The heat didn't stop crowds from flocking to Sunday's Bastille Day festival on 60th Street, which commemorates  the beginning of the French Revolution. Despite rocketing temperatures, festival-goers pushed their way toward white tents that housed delicate tarts and rainbow-colored macarons. And, not surprisingly, the food from some of the best French restaurants and bakeries in the city seemed to be worth the wait.

Most impressive was the number of well-known patisseries that set up shop at the festival. Dominique Ansel Bakery showed off an artful display of cannelés — small, bundt cake-shaped pastries with a toasted brown shell and custard-like interior. Also present were Mille Feuille, Financier Patisserie, and Payard, along with several other bakeries offering croissants, fruit tarts, and éclairs.

Macarons were by no means forgotten. Macaron Parlour and MacarOn Café boasted rows of the almond and meringue-based sweets in spectrums of pastel colors. Both macaron makers play with untraditional flavors in addition to the classics, like MacarOn Café's Pumpkin Cinnamon and Macaron Parlour's Cheetos (no, not a typo — and yes, it tastes good).

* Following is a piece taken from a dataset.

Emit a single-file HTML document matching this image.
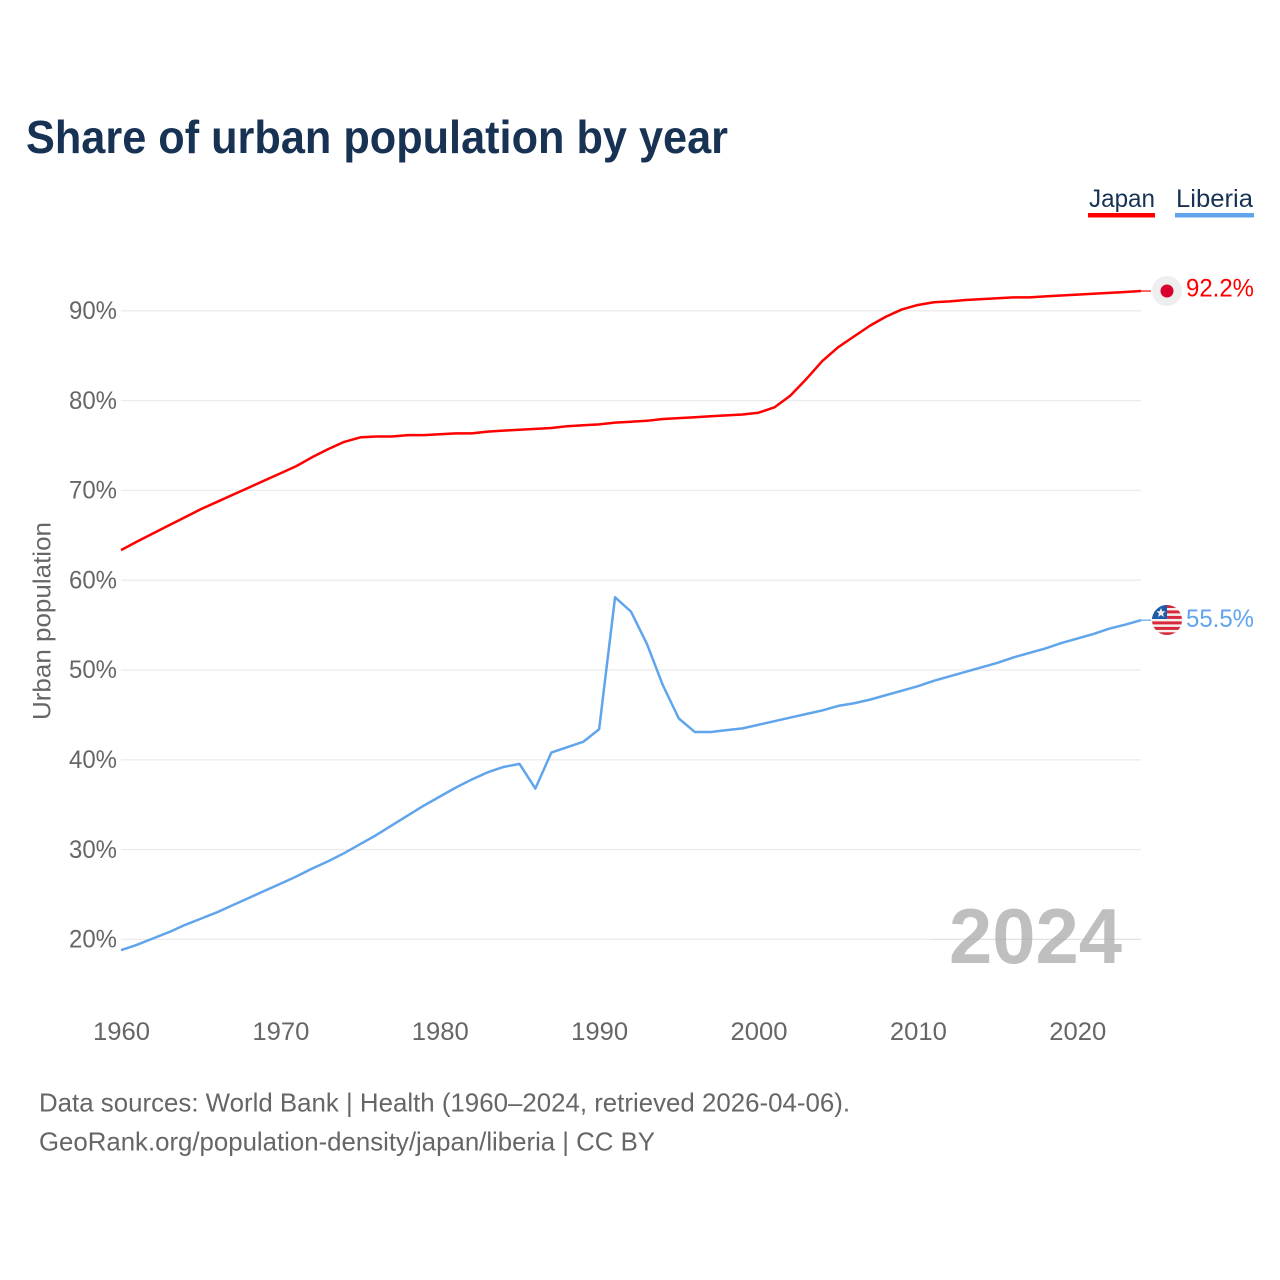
<!DOCTYPE html>
<html lang="en">
<head>
<meta charset="utf-8">
<title>Share of urban population by year</title>
<style>
html,body{margin:0;padding:0;background:#fff;}
svg{display:block;font-family:"Liberation Sans",sans-serif;}
</style>
</head>
<body>
<svg id="chart" xmlns="http://www.w3.org/2000/svg" width="1280" height="1280" viewBox="0 0 1280 1280">
  <defs>
    <clipPath id="flag-clip"><circle cx="1167" cy="620" r="15"/></clipPath>
  </defs>
  <rect width="1280" height="1280" fill="#fff"/>
  <text x="26" y="153" font-size="46" font-weight="700" fill="#173253" textLength="702" lengthAdjust="spacingAndGlyphs">Share of urban population by year</text>

  <g>
    <g>
      <text x="1089" y="207" font-size="25" fill="#173253" textLength="66" lengthAdjust="spacingAndGlyphs">Japan</text>
      <rect x="1088" y="213" width="67" height="4.5" fill="#ff0000"/>
    </g>
    <g>
      <text x="1176" y="207" font-size="25" fill="#173253" textLength="77" lengthAdjust="spacingAndGlyphs">Liberia</text>
      <rect x="1175" y="213" width="79" height="4.5" fill="#60a5ec"/>
    </g>
  </g>

  <g id="grid"></g>
  <g id="y-axis"></g>
  <g id="x-axis"></g>

  <text transform="translate(50.5 621) rotate(-90)" text-anchor="middle" font-size="25" fill="#666" textLength="198" lengthAdjust="spacingAndGlyphs">Urban population</text>

  <text x="949" y="963" font-size="78" font-weight="700" fill="#bfbfbf" textLength="173" lengthAdjust="spacingAndGlyphs">2024</text>
  <line x1="930" x2="1141" y1="939.3" y2="939.3" stroke="#000" stroke-opacity="0.05" stroke-width="1"/>

  <g id="series"></g>

  <g>
    <circle cx="1167" cy="291" r="15" fill="#eeeeee"/>
    <circle cx="1167" cy="291" r="6.5" fill="#d8002c"/>
  </g>
  <g clip-path="url(#flag-clip)">
    <rect x="1152" y="605" width="30" height="30" fill="#f4f0ee"/>
    <g fill="#d8283c">
      <rect x="1152" y="605" width="30" height="3"/>
      <rect x="1152" y="610.4" width="30" height="3"/>
      <rect x="1152" y="615.9" width="30" height="3"/>
      <rect x="1152" y="621.4" width="30" height="3"/>
      <rect x="1152" y="626.9" width="30" height="3"/>
      <rect x="1152" y="632.3" width="30" height="3"/>
    </g>
    <rect x="1152" y="605" width="15" height="14" fill="#1c5cab"/>
    <polygon points="1161,608 1162.3,611.3 1165.5,611.3 1163,613.5 1164,617 1161,615 1158,617 1159,613.5 1156.5,611.3 1159.7,611.3" fill="#f4f0ee"/>
  </g>

  <text id="value-japan" x="1186" y="296.5" font-size="25" fill="#ff0000" textLength="68" lengthAdjust="spacingAndGlyphs"></text>
  <text id="value-liberia" x="1186" y="627" font-size="25" fill="#60a5ec" textLength="68" lengthAdjust="spacingAndGlyphs"></text>

  <g>
    <text x="39" y="1111.5" font-size="26" fill="#666" textLength="811" lengthAdjust="spacingAndGlyphs">Data sources: World Bank | Health (1960–2024, retrieved 2026-04-06).</text>
    <text x="39" y="1150.5" font-size="26" fill="#666" textLength="616" lengthAdjust="spacingAndGlyphs">GeoRank.org/population-density/japan/liberia | CC BY</text>
  </g>
</svg>
<script>
const startYear = 1960;
const xTickYears = [1960, 1970, 1980, 1990, 2000, 2010, 2020];
const yTickValues = [20, 30, 40, 50, 60, 70, 80, 90];
const japanValues = [63.35, 64.3, 65.2, 66.1, 67.0, 67.9, 68.7, 69.5, 70.3, 71.1, 71.9, 72.7, 73.7, 74.6, 75.4, 75.9, 76.0, 76.0, 76.15, 76.15, 76.25, 76.35, 76.35, 76.55, 76.65, 76.75, 76.85, 76.95, 77.15, 77.25, 77.35, 77.55, 77.65, 77.75, 77.95, 78.05, 78.15, 78.25, 78.35, 78.45, 78.65, 79.25, 80.55, 82.4, 84.4, 85.95, 87.15, 88.35, 89.35, 90.15, 90.65, 90.95, 91.05, 91.2, 91.3, 91.4, 91.5, 91.5, 91.6, 91.7, 91.8, 91.9, 92.0, 92.1, 92.2];
const liberiaValues = [18.8, 19.4, 20.1, 20.8, 21.6, 22.3, 23.0, 23.8, 24.6, 25.4, 26.2, 27.0, 27.9, 28.7, 29.6, 30.6, 31.6, 32.7, 33.8, 34.9, 35.9, 36.9, 37.8, 38.6, 39.2, 39.55, 36.8, 40.8, 41.4, 42.0, 43.4, 58.1, 56.5, 52.9, 48.3, 44.6, 43.1, 43.1, 43.3, 43.5, 43.9, 44.3, 44.7, 45.1, 45.5, 46.0, 46.3, 46.7, 47.2, 47.7, 48.2, 48.8, 49.3, 49.8, 50.3, 50.8, 51.4, 51.9, 52.4, 53.0, 53.5, 54.0, 54.6, 55.05, 55.55];

const NS = 'http://www.w3.org/2000/svg';
const plotLeft = 121, plotRight = 1141;
function xScale(year) { return plotLeft + (year - 1960) * (plotRight - plotLeft) / 64; }
function yScale(v) { return 310.8 + (90 - v) * 8.98; }

function make(tag, attrs, parent) {
  const el = document.createElementNS(NS, tag);
  for (const k in attrs) el.setAttribute(k, attrs[k]);
  parent.appendChild(el);
  return el;
}

const gridGroup = document.getElementById('grid');
const yAxisGroup = document.getElementById('y-axis');
const xAxisGroup = document.getElementById('x-axis');
const seriesGroup = document.getElementById('series');

yTickValues.forEach(function (v) {
  const line = make('line', { x1: plotLeft, x2: plotRight, y1: yScale(v), y2: yScale(v), stroke: '#ebebeb', 'stroke-width': 1.3 }, gridGroup);
  
  
  const label = make('text', { x: 69, y: yScale(v) + 8.2, 'font-size': 25, fill: '#666', textLength: 48, lengthAdjust: 'spacingAndGlyphs' }, yAxisGroup);
  label.textContent = v + '%';
  
  
});

xTickYears.forEach(function (yr) {
  const label = make('text', { x: xScale(yr) - 28, y: 1040, 'font-size': 25, fill: '#666', textLength: 57, lengthAdjust: 'spacingAndGlyphs' }, xAxisGroup);
  label.textContent = String(yr);
  
  
});

function drawSeries(values, color, key) {
  const pts = values.map(function (v, i) {
    return xScale(startYear + i).toFixed(2) + ',' + yScale(v).toFixed(2);
  }).join(' ');
  const line = make('polyline', { points: pts, fill: 'none', stroke: color, 'stroke-width': 2.5, 'stroke-linejoin': 'round' }, seriesGroup);
  
  
  const lastY = yScale(values[values.length - 1]);
  const lead = make('line', { x1: plotRight, x2: 1151, y1: lastY, y2: lastY, stroke: color, 'stroke-width': 1.2 }, seriesGroup);
  
  
}
drawSeries(japanValues, '#ff0000', 'japan');
drawSeries(liberiaValues, '#60a5ec', 'liberia');

document.getElementById('value-japan').textContent = japanValues[japanValues.length - 1].toFixed(1) + '%';
document.getElementById('value-liberia').textContent = liberiaValues[liberiaValues.length - 1].toFixed(1) + '%';
</script>
</body>
</html>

And of course there were crepes. The crepe stands were easy enough to find if you followed the trail of people sitting on the curb, balancing paper plates on their laps, and looking pleased. At stalls equipped with their own cooking stations,  thin layers of batter were poured onto hot griddle pans, stuffed with fruits and chocolate spreads, sprinkled with nuts and powdered sugar, and handed out to lines of customers.

Savory fare also had its place, with a few sandwiches on baguettes among the more showy sweets. The online French food store Simply Gourmand brought a selection of packaged cookies and biscuits imported from France, and Les Anis de Flavigny mints in their pretty signature tins. Maille offered different varieties of high quality mustard: smooth Dijon Originale, Old Style with flecks of mustard grain, and a horseradish flavor (to name a few).

You'll have to wait a year for the next Bastille Day, mais pas de problème — it's only a little extra trouble to hunt down most of these foods yourself.